• _AIM OF THE EXERCISE_: Starting with the first line below, extract each line through the one that contains "const SUMATRA_MARK_KM = 586;", inclusive, excluding pictures.

------------------------------------------------------------

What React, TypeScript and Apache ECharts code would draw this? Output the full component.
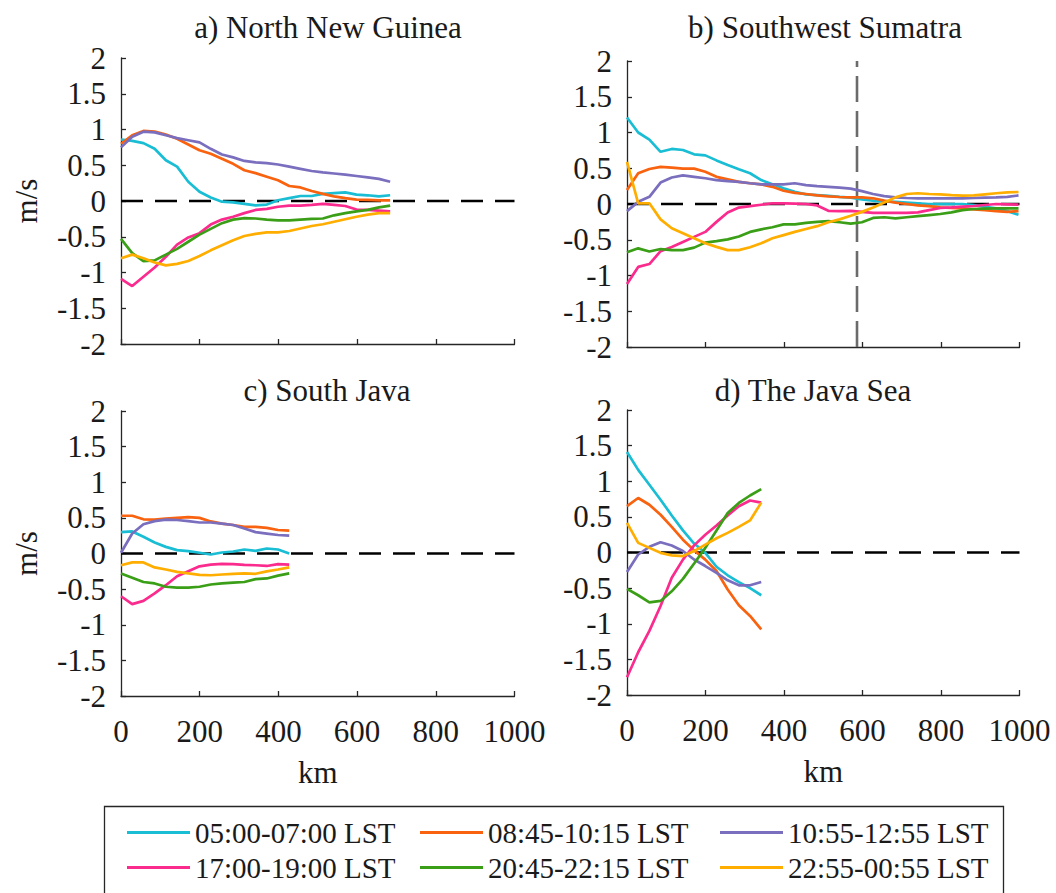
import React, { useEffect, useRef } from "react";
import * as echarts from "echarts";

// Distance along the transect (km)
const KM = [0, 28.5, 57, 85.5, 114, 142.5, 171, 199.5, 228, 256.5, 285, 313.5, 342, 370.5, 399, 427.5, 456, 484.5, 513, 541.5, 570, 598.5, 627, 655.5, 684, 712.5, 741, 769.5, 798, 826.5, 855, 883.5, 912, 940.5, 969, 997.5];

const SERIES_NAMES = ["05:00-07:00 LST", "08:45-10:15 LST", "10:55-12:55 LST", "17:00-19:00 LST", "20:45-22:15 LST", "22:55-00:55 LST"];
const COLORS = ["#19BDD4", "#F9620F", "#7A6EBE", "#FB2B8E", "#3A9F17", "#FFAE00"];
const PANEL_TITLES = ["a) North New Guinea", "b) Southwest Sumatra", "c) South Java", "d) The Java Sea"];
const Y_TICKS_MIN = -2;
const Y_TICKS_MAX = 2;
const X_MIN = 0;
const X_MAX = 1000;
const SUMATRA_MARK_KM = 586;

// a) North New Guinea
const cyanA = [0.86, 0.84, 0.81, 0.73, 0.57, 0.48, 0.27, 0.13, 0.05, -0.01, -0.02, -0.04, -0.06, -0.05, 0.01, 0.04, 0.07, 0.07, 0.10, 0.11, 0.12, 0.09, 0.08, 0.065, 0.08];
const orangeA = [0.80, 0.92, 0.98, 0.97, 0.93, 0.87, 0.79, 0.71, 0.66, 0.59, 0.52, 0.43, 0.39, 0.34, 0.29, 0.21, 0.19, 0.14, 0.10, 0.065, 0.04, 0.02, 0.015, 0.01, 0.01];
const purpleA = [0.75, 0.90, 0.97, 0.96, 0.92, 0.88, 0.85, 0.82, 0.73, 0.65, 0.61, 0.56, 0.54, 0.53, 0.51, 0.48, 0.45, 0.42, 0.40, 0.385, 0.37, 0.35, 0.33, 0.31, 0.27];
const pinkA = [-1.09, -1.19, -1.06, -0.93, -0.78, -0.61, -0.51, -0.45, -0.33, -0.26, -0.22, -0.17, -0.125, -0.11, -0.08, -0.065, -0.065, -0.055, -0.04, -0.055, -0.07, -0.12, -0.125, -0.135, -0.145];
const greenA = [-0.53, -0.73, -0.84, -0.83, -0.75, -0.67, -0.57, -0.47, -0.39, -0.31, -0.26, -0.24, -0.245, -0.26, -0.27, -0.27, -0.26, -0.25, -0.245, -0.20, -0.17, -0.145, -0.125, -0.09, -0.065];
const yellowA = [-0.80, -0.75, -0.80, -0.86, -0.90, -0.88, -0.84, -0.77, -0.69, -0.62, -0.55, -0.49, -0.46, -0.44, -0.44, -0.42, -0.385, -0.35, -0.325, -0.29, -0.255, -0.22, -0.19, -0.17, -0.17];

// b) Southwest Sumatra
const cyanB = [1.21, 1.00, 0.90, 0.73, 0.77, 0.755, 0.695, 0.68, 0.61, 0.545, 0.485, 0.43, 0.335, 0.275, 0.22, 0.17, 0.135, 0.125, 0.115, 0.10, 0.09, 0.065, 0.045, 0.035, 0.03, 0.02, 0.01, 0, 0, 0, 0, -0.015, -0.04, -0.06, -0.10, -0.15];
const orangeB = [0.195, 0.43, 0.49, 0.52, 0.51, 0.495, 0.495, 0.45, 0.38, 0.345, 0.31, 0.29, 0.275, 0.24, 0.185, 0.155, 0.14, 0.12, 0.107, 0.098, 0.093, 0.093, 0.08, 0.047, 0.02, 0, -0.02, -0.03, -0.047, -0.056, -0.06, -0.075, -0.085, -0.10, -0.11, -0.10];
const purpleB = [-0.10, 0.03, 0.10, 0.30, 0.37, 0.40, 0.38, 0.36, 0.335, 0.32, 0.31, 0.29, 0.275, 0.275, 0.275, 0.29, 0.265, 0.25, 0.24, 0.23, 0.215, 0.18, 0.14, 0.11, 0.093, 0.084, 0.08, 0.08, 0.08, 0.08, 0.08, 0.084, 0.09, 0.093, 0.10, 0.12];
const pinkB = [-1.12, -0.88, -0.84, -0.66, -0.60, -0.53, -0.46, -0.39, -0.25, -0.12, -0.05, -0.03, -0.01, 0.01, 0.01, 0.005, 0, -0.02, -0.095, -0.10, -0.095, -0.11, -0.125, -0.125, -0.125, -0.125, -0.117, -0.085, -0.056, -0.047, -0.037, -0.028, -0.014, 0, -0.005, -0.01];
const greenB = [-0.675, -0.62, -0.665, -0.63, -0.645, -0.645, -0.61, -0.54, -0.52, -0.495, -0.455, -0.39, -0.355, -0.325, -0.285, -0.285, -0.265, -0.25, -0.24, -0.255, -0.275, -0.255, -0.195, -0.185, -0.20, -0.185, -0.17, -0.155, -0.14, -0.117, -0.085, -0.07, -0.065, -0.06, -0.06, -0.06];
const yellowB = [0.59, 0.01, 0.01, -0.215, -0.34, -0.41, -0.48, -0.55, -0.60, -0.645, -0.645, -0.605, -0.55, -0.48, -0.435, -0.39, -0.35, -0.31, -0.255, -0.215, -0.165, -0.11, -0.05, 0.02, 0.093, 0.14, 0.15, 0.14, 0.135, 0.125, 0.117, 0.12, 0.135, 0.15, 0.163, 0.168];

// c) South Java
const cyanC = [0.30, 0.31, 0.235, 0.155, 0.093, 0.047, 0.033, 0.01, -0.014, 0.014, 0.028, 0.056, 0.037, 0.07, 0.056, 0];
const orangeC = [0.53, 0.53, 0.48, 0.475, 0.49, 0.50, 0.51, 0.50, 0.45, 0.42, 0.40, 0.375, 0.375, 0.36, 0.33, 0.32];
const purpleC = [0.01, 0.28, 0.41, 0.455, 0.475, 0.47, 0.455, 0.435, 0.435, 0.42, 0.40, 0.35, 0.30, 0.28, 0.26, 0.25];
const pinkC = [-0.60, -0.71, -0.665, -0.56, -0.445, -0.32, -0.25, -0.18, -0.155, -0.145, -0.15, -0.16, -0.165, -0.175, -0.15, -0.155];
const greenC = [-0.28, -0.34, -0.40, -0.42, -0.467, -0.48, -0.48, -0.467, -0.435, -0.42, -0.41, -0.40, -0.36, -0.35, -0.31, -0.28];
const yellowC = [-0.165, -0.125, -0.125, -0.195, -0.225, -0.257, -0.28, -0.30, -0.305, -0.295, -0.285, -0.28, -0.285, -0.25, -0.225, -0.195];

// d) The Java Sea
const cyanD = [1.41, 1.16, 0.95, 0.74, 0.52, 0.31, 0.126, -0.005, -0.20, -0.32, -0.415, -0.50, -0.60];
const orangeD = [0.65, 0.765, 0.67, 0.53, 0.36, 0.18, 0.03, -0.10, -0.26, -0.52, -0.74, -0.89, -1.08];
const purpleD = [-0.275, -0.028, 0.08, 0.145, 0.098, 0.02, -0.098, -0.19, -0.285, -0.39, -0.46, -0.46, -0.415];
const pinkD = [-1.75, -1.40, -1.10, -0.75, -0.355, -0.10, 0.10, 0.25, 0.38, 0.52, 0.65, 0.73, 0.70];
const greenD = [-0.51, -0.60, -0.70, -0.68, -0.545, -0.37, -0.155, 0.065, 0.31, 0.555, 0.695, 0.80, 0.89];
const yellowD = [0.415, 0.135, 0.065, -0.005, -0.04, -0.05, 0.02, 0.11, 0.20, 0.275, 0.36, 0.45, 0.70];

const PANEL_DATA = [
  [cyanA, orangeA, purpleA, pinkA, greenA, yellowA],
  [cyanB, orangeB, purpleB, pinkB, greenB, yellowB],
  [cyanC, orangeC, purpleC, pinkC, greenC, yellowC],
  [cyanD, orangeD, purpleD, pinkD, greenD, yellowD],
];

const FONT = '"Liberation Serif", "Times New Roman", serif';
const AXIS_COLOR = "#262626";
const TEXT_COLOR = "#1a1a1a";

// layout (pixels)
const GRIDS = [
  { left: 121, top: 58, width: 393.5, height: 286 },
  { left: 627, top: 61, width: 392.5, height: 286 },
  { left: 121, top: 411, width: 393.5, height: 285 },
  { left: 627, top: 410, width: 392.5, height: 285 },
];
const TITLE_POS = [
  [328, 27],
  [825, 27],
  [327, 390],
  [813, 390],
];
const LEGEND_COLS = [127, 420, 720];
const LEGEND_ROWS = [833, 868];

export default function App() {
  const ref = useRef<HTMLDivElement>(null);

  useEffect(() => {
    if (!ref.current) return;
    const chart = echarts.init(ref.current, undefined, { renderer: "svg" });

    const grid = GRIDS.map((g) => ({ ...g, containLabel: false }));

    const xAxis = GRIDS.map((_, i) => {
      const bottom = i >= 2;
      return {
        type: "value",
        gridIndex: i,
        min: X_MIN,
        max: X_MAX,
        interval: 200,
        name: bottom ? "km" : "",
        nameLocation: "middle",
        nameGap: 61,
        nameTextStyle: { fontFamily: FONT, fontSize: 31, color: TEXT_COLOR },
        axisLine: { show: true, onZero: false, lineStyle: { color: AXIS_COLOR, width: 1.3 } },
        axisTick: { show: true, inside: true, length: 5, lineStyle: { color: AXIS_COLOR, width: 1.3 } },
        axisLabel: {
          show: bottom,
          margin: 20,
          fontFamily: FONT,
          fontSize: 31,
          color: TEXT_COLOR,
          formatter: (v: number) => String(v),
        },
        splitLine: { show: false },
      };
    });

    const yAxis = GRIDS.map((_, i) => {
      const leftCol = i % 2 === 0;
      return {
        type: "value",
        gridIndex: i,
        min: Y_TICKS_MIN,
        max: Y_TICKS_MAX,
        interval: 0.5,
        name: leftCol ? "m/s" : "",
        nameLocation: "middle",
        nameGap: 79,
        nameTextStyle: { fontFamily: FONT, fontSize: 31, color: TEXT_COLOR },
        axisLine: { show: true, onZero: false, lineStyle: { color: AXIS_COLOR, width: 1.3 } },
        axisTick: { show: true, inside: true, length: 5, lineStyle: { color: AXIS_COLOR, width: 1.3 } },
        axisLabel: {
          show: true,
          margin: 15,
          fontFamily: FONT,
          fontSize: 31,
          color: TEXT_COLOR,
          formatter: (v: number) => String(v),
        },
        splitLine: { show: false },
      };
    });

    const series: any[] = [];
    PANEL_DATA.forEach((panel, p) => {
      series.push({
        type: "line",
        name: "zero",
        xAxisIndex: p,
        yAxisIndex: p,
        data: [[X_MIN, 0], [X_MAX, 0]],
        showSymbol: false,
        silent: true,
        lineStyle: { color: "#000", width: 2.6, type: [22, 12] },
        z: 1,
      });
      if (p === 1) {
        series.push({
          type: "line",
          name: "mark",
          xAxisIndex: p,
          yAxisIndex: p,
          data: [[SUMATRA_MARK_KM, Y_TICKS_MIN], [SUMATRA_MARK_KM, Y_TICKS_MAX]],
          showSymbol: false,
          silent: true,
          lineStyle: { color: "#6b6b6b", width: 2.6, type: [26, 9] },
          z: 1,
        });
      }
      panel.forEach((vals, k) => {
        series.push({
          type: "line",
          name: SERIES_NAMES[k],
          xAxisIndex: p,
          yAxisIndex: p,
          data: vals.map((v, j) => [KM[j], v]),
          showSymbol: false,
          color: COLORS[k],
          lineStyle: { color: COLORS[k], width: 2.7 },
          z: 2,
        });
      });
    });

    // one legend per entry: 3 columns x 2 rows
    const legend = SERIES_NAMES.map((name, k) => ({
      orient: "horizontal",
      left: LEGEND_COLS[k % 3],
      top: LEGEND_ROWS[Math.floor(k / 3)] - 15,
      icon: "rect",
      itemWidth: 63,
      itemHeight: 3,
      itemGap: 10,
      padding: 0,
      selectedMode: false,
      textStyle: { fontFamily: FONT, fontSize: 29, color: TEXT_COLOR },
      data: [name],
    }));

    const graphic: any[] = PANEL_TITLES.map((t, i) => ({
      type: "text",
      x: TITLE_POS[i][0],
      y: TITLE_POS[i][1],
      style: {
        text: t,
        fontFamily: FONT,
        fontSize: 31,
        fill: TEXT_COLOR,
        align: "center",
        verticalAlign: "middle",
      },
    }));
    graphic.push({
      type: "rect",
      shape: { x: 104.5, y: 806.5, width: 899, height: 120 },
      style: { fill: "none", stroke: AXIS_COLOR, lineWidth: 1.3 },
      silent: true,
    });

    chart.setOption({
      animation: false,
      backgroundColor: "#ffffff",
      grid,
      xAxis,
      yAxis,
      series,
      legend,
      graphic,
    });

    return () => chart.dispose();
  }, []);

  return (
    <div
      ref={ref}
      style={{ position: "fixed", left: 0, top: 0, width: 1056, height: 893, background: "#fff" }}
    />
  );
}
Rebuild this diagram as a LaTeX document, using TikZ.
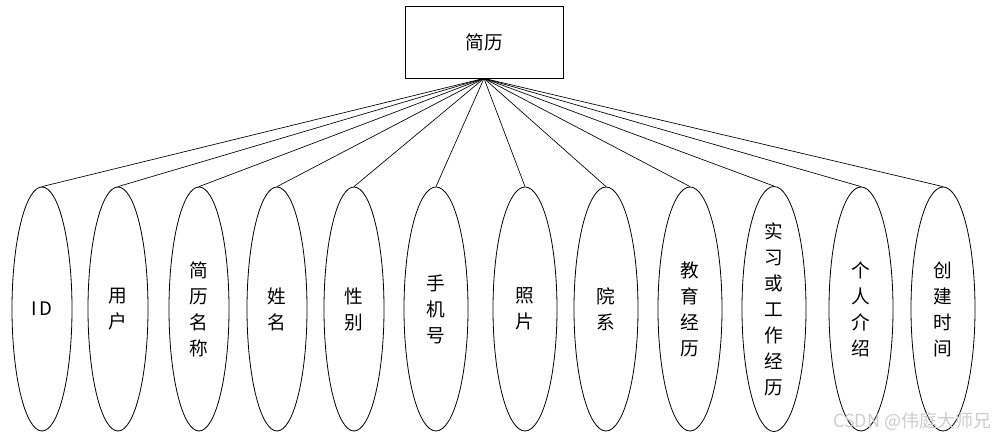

------------------------------------------------------------

• _TASK RESULT_:
What React, TypeScript and Apache ECharts code would draw this? Output the full component.
import React, { useEffect, useRef } from "react";
import * as echarts from "echarts";

// Distance along the transect (km)
const KM = [0, 28.5, 57, 85.5, 114, 142.5, 171, 199.5, 228, 256.5, 285, 313.5, 342, 370.5, 399, 427.5, 456, 484.5, 513, 541.5, 570, 598.5, 627, 655.5, 684, 712.5, 741, 769.5, 798, 826.5, 855, 883.5, 912, 940.5, 969, 997.5];

const SERIES_NAMES = ["05:00-07:00 LST", "08:45-10:15 LST", "10:55-12:55 LST", "17:00-19:00 LST", "20:45-22:15 LST", "22:55-00:55 LST"];
const COLORS = ["#19BDD4", "#F9620F", "#7A6EBE", "#FB2B8E", "#3A9F17", "#FFAE00"];
const PANEL_TITLES = ["a) North New Guinea", "b) Southwest Sumatra", "c) South Java", "d) The Java Sea"];
const Y_TICKS_MIN = -2;
const Y_TICKS_MAX = 2;
const X_MIN = 0;
const X_MAX = 1000;
const SUMATRA_MARK_KM = 586;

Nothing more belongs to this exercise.